Intergovernmental relations: Improving devolution capability in Whitehall
The Royal Society of Edinburgh (RSE) welcomed the Dunlop review into union capability, in particular with respect to its recommendations to improve capability in Whitehall and enhance more opportunities for civil servants to move between the four administrations of the UK. However, there is little evidence to suggest that these recommendations have been fully implemented.
Against the backdrop of Brexit, and the UK Government’s adaptations to it, there has been a deterioration of intergovernmental relations (IGR) in recent years. The recent reforms to the machinery of IGR do not appear to have made significant improvements, and are also still to be fully implemented. This suggests a continuing need for greater understanding of devolution and enhanced devolution capability within Whitehall.

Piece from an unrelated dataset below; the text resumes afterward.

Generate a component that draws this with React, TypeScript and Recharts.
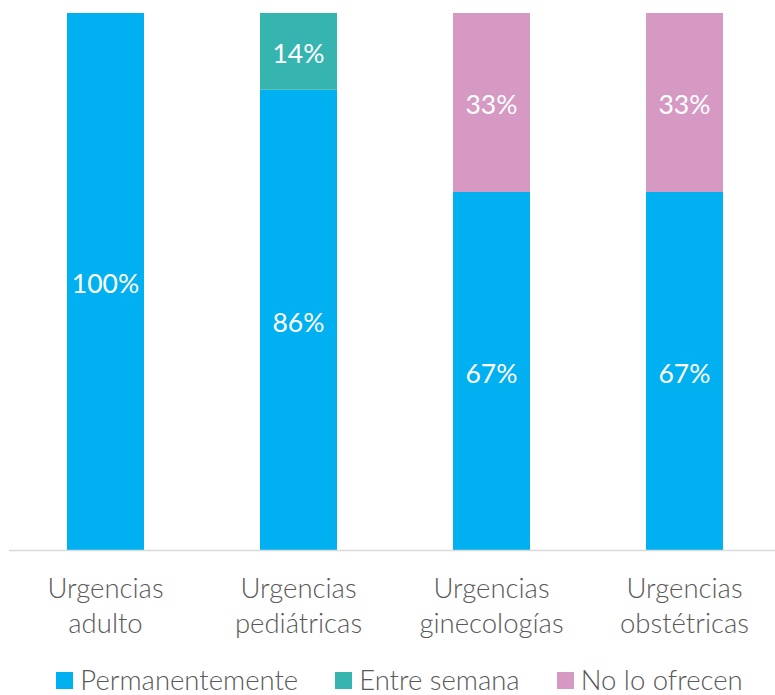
import React from "react";
import { BarChart, Bar, XAxis, YAxis, Legend, LabelList } from "recharts";

const categories = [
  "Urgencias\nadulto",
  "Urgencias\npediátricas",
  "Urgencias\nginecologías",
  "Urgencias\nobstétricas",
];
const permanentemente = [100, 85.7, 66.7, 66.7];
const entreSemana = [0, 14.3, 0, 0];
const noLoOfrecen = [0, 0, 33.3, 33.3];

const SERIES = [
  { key: "permanentemente", name: "Permanentemente", color: "#00B0F0" },
  { key: "entreSemana", name: "Entre semana", color: "#36B5B0" },
  { key: "noLoOfrecen", name: "No lo ofrecen", color: "#D699C3" },
];

const data = categories.map((c, i) => ({
  name: c,
  permanentemente: permanentemente[i],
  entreSemana: entreSemana[i],
  noLoOfrecen: noLoOfrecen[i],
}));

const FONT = "Lato, 'Open Sans', sans-serif";

const CategoryTick = (props: any) => {
  const { x, y, payload } = props;
  const lines = String(payload.value).split("\n");
  return (
    <text
      x={x}
      y={y}
      textAnchor="middle"
      fill="#595959"
      fontFamily={FONT}
      fontWeight={300}
      fontSize={27.5}
    >
      {lines.map((l, i) => (
        <tspan key={i} x={x} dy={i === 0 ? 39 : 35}>
          {l}
        </tspan>
      ))}
    </text>
  );
};

const LegendContent = () => (
  <div
    style={{
      display: "flex",
      justifyContent: "center",
      gap: 37,
      fontFamily: FONT,
      fontWeight: 300,
      fontSize: 27.5,
      color: "#595959",
      paddingLeft: 18,
    }}
  >
    {SERIES.map((s) => (
      <div key={s.key} style={{ display: "flex", alignItems: "center" }}>
        <div
          style={{ width: 17, height: 17, background: s.color, marginRight: 7 }}
        />
        <span style={{ lineHeight: "28px" }}>{s.name}</span>
      </div>
    ))}
  </div>
);

const fmt = (v: any) => (Number(v) > 0 ? `${Math.round(Number(v))}%` : "");

export default function App() {
  return (
    <div
      style={{
        position: "absolute",
        left: 0,
        top: 0,
        width: 775,
        height: 695,
        overflow: "hidden",
        background: "#fff",
      }}
    >
      <BarChart
        width={781}
        height={695}
        data={data}
        margin={{ top: 13, left: 9, right: 0, bottom: 0 }}
        barSize={77}
      >
        <XAxis
          dataKey="name"
          height={144.5}
          interval={0}
          tickLine={false}
          axisLine={{ stroke: "#D9D9D9", strokeWidth: 1.5 }}
          tick={<CategoryTick />}
        />
        <YAxis hide domain={[0, 100]} />
        <Legend
          verticalAlign="middle"
          align="center"
          content={<LegendContent />}
          wrapperStyle={{ top: 666, left: 0, width: 781 }}
        />
        {SERIES.map((s) => (
          <Bar
            key={s.key}
            dataKey={s.key}
            name={s.name}
            stackId="a"
            fill={s.color}
            isAnimationActive={false}
          >
            <LabelList
              dataKey={s.key}
              position="center"
              formatter={fmt}
              fill="#fff"
              fontFamily={FONT}
              fontSize={26.5}
              dy={2}
            />
          </Bar>
        ))}
      </BarChart>
    </div>
  );
}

The RSE is not in a position to comment on operational matters inside Whitehall (questions 2 – 6 within the consultation) – the lack of transparency on Whitehall structures and working practices suggests that these questions can only be properly addressed by the UK Government. Our response will instead focus on the missed opportunities since the Dunlop review and propose opportunities to do things differently, pointing to international examples of best practice.
There is an opportunity at present, which may not last that long, to change the structures at the centre of government in ways that reflect the union as it is, and recognise its territorial complexity. Historically, more attention has been given to matters of intergovernmental relations and devolution capability during boiling points for constitutional and territorial tensions, such as the Northern Ireland peace process or the Scottish independence referendum. However, the relative calm in the constitutional debate creates an opportunity to embed new cooperative practices that secure consent from the devolved administrations, and potentially lead to a corresponding shift in attitude and culture towards more constructive engagement across central and devolved governments.
The RSE argues that devolution capability in Whitehall remains a weakness at the heart of government. The lack of political will to implement the recommendations of the Dunlop review, as a bare minimum, will be a burden on the machinery of government for years to come. The urgent need to improve devolution capability is not an isolated issue. Instead, it nests within a wider set of issues about Whitehall capability, where there are concerns over the lack of policy development and a loss of confidence and authority. The relationship between failures in intergovernmental relations, political will, and poor civil service advice is something that could be explored further. Understanding the issues of devolution capability in Whitehall as part of that broader picture makes it more relevant.